EXERCISE BRIEF
Show all lines holding the string "that".

SOURCE RECORDS

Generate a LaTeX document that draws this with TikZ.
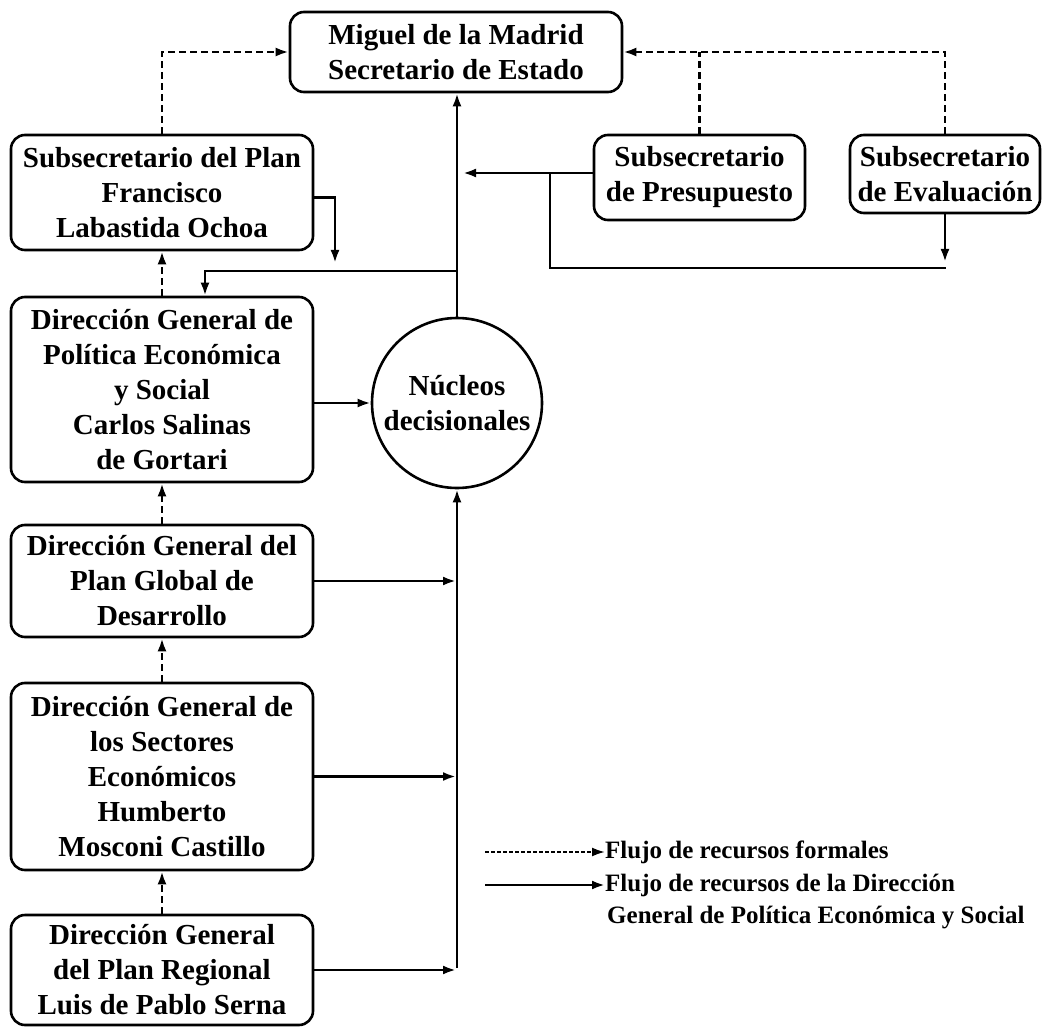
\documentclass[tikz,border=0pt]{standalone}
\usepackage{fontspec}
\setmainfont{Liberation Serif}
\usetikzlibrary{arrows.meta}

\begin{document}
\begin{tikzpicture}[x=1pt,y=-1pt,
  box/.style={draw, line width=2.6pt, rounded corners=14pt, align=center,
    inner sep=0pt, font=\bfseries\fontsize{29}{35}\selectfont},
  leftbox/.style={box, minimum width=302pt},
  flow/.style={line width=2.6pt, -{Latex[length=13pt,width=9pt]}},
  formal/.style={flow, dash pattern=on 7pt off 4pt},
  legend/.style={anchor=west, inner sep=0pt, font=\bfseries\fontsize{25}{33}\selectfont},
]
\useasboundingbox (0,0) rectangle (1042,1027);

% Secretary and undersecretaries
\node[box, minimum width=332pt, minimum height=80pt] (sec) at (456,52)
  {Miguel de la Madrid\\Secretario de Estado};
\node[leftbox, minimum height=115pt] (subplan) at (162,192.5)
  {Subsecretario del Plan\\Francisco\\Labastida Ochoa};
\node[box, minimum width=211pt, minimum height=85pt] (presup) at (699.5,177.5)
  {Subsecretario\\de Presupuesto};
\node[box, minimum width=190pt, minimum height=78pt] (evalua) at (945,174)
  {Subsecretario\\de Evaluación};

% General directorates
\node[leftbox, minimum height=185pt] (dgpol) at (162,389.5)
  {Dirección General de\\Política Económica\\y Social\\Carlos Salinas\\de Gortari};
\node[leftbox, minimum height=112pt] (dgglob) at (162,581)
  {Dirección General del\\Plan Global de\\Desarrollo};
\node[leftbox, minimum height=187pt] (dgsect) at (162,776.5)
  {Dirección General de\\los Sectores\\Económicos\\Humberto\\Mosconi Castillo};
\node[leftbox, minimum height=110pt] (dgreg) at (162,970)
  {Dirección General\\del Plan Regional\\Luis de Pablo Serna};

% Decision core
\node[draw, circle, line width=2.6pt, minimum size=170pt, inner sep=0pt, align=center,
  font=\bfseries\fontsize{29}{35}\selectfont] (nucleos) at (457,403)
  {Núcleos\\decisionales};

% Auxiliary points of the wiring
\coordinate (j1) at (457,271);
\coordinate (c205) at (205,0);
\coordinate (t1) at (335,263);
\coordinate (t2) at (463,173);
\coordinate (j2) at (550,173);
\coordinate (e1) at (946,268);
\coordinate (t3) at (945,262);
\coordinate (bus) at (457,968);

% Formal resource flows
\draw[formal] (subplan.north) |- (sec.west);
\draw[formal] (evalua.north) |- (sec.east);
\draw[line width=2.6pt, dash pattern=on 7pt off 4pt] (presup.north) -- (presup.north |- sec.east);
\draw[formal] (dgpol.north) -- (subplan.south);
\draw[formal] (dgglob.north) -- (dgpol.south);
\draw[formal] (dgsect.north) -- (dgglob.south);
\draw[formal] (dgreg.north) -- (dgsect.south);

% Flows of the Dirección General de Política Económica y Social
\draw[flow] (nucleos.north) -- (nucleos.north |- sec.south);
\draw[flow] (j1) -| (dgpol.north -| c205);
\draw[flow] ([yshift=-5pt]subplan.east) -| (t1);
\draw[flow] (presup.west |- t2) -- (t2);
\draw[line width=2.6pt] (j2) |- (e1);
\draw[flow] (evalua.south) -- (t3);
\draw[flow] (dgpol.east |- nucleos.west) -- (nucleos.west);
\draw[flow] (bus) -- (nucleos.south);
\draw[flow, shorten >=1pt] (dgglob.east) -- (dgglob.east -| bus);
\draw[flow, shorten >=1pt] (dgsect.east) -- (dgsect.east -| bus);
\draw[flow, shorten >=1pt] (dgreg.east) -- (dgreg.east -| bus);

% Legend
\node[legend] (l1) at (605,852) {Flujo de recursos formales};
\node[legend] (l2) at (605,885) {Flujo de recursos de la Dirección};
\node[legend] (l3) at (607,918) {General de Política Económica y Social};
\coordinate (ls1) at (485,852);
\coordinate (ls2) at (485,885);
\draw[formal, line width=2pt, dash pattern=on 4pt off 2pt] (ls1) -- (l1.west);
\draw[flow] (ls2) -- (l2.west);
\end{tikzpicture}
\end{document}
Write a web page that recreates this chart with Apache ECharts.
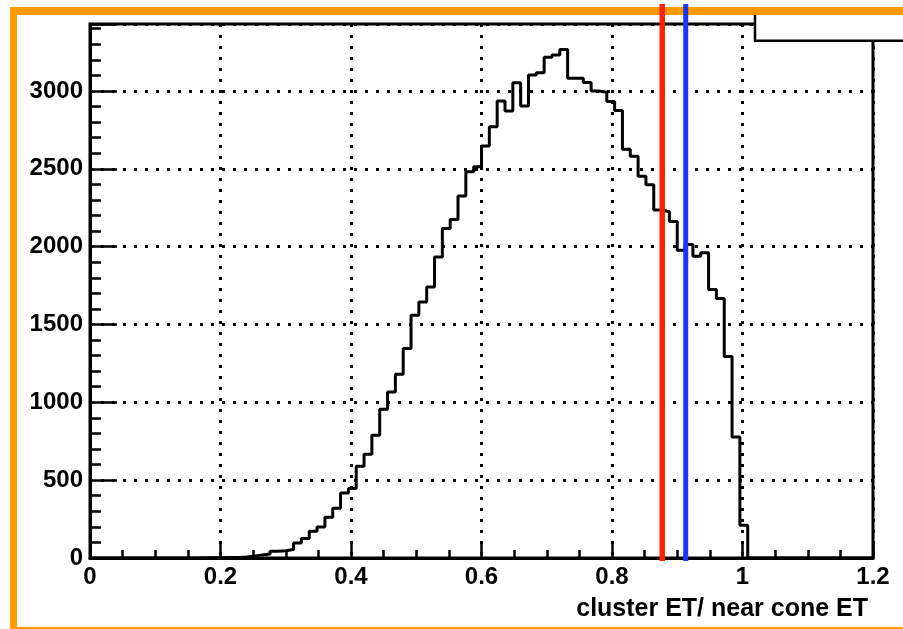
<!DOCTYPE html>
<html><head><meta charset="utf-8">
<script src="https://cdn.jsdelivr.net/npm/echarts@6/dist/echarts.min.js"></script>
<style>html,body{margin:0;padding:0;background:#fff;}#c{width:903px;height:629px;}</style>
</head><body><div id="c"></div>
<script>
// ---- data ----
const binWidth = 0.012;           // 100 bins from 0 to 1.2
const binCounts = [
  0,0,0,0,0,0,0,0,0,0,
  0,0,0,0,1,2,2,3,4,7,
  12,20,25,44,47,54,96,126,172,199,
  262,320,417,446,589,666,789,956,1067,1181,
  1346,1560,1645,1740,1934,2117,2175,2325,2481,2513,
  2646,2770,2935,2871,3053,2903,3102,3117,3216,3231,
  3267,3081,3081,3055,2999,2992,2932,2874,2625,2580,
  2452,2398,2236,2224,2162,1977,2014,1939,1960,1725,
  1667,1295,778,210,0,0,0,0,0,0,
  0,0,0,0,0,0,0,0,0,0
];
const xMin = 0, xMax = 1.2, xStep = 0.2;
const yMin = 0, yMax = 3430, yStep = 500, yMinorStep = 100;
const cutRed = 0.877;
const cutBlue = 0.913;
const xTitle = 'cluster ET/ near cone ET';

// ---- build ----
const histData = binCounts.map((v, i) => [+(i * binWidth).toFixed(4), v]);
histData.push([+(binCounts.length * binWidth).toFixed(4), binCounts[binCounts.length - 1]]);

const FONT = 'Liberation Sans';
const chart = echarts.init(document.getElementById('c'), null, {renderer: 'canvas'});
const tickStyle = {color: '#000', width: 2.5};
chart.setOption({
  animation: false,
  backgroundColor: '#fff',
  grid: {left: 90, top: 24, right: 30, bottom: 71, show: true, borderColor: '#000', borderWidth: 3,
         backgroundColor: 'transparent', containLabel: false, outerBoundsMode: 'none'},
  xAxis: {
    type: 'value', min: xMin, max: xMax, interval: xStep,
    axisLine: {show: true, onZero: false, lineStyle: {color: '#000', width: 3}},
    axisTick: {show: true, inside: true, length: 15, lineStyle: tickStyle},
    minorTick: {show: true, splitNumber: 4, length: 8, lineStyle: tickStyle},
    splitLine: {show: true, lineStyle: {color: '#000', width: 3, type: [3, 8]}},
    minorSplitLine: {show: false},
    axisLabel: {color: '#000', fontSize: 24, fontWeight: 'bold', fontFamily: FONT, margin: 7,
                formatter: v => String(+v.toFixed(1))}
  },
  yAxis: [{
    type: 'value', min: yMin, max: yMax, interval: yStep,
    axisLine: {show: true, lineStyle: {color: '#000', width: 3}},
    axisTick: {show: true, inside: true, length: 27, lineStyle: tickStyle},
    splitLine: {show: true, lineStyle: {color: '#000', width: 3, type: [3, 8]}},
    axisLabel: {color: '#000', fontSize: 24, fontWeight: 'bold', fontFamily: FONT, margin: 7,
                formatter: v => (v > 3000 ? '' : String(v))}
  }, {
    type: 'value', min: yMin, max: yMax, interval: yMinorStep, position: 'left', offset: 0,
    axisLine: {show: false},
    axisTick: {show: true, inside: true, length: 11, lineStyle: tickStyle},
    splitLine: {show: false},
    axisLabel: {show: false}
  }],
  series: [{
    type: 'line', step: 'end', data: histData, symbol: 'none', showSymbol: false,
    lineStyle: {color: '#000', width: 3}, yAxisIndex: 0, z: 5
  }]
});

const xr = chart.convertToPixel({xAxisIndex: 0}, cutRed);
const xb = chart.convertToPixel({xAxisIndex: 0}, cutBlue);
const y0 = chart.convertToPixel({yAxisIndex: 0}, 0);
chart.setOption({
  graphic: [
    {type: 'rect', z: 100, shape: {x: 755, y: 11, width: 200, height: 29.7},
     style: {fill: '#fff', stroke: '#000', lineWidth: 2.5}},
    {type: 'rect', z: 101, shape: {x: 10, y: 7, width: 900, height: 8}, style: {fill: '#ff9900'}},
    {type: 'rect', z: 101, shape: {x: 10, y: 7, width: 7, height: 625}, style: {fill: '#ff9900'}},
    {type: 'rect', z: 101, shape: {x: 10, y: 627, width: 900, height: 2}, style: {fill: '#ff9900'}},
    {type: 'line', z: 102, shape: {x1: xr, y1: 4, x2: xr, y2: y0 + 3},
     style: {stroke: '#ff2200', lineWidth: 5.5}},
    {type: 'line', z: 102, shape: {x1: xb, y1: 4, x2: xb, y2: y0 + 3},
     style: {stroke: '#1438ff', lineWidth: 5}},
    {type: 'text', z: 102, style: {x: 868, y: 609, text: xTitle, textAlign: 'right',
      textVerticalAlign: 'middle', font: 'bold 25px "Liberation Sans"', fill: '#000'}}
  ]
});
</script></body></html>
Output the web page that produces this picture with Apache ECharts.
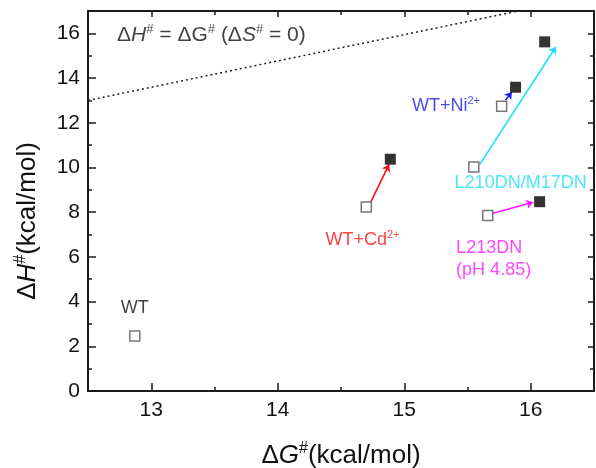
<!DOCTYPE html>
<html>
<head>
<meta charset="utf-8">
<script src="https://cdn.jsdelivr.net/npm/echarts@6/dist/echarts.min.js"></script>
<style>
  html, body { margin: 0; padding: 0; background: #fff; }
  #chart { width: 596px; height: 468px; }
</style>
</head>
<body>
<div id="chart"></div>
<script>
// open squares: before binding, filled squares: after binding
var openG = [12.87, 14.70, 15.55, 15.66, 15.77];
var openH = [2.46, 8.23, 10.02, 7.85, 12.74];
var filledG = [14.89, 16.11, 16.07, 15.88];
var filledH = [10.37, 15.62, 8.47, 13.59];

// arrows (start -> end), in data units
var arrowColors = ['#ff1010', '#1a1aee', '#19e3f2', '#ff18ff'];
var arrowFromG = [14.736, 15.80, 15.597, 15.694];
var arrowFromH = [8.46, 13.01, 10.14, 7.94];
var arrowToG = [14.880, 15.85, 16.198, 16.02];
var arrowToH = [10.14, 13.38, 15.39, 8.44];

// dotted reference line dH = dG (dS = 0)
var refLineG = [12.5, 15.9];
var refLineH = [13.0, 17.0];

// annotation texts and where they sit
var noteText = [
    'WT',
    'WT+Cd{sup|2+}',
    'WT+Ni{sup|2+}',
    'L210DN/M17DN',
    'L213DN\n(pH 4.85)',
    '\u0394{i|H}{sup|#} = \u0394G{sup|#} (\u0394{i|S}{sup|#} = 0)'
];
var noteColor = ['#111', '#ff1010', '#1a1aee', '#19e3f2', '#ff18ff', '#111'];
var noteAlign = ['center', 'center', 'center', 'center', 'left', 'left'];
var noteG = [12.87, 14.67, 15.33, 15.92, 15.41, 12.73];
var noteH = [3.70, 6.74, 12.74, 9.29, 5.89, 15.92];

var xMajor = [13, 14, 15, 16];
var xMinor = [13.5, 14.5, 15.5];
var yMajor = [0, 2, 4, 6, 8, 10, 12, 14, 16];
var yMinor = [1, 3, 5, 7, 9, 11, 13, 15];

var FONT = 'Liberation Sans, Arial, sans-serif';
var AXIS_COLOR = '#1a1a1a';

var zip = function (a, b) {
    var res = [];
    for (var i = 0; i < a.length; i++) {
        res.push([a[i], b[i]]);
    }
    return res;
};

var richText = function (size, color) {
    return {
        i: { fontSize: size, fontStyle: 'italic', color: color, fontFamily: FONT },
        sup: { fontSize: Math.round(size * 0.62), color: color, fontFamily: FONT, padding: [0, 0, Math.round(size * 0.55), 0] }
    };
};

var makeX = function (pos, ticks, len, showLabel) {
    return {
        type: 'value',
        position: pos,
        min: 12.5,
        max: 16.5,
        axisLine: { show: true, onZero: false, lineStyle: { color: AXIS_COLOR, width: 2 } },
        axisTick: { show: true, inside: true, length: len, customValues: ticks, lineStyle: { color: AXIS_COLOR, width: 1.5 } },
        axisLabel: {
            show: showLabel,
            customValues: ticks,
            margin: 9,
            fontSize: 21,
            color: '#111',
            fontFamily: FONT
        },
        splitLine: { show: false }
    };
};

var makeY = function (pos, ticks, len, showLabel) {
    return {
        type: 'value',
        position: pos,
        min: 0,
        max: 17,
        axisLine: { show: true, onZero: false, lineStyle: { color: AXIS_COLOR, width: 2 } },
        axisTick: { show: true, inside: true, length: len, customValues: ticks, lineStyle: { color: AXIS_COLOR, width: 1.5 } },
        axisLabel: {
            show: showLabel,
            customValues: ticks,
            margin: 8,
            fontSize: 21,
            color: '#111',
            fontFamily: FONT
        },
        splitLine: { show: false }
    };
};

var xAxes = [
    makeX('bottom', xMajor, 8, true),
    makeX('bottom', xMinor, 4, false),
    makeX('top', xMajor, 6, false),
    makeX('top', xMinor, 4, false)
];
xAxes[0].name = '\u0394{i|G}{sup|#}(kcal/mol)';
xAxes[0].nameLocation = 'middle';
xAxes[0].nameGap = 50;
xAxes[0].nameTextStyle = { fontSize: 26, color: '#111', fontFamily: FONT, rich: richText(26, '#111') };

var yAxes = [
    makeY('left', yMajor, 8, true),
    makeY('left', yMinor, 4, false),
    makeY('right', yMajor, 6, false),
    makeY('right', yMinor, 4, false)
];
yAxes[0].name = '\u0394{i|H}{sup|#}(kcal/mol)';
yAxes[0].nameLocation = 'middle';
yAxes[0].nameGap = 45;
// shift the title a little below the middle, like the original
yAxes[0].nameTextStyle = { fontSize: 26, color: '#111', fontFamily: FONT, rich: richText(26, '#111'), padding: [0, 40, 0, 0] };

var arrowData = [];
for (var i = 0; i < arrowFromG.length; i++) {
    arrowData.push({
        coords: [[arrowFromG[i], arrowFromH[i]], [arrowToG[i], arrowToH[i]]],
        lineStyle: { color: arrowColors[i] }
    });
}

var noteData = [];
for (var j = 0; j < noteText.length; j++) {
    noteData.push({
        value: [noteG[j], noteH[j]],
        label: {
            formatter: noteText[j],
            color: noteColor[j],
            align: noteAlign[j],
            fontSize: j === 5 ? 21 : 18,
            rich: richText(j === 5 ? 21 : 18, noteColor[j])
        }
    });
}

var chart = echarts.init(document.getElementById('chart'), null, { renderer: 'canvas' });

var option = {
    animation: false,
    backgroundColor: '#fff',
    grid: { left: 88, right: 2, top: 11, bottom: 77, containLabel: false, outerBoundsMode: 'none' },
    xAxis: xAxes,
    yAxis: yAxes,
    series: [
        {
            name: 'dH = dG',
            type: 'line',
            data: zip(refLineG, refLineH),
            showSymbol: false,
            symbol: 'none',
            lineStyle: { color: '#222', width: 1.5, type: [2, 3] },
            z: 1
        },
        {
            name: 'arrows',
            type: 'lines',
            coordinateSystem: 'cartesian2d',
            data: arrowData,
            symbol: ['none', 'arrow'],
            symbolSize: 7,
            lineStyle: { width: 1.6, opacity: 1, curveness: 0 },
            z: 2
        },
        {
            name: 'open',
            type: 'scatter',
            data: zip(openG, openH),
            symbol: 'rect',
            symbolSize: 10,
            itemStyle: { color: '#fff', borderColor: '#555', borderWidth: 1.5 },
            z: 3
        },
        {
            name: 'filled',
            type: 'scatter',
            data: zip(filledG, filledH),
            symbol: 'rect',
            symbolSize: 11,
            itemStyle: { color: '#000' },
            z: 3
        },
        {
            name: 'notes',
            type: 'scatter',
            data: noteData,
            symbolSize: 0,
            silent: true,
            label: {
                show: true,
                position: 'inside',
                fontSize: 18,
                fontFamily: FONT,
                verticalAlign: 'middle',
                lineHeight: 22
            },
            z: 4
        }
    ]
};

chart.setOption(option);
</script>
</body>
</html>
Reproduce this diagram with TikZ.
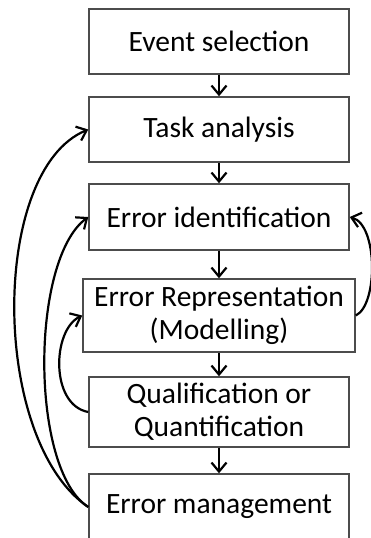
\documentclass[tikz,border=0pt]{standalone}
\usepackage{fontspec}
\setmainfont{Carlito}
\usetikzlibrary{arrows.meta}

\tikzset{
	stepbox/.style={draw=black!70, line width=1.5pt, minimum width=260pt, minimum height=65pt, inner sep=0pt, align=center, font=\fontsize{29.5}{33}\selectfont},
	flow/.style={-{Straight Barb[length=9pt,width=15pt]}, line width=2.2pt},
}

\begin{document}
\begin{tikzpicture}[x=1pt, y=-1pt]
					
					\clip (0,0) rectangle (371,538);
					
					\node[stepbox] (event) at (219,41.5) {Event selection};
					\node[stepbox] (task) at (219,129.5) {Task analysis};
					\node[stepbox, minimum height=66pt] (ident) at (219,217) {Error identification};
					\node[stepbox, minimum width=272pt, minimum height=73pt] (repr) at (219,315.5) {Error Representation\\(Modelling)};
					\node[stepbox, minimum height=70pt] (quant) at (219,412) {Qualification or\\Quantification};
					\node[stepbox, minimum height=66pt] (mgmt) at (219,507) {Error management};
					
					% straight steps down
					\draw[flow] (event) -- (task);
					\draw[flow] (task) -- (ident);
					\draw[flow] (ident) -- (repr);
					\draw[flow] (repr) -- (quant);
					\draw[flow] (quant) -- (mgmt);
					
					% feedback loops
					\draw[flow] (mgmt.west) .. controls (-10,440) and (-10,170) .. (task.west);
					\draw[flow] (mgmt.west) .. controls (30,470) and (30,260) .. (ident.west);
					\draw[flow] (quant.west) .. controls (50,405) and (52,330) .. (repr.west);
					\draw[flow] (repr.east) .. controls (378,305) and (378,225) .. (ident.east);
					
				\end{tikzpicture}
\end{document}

EXERCISE ANSWER
Generate a LaTeX document that draws this with TikZ.
Write a web page that recreates this chart with Apache ECharts.
Output the web page that produces this picture with Apache ECharts.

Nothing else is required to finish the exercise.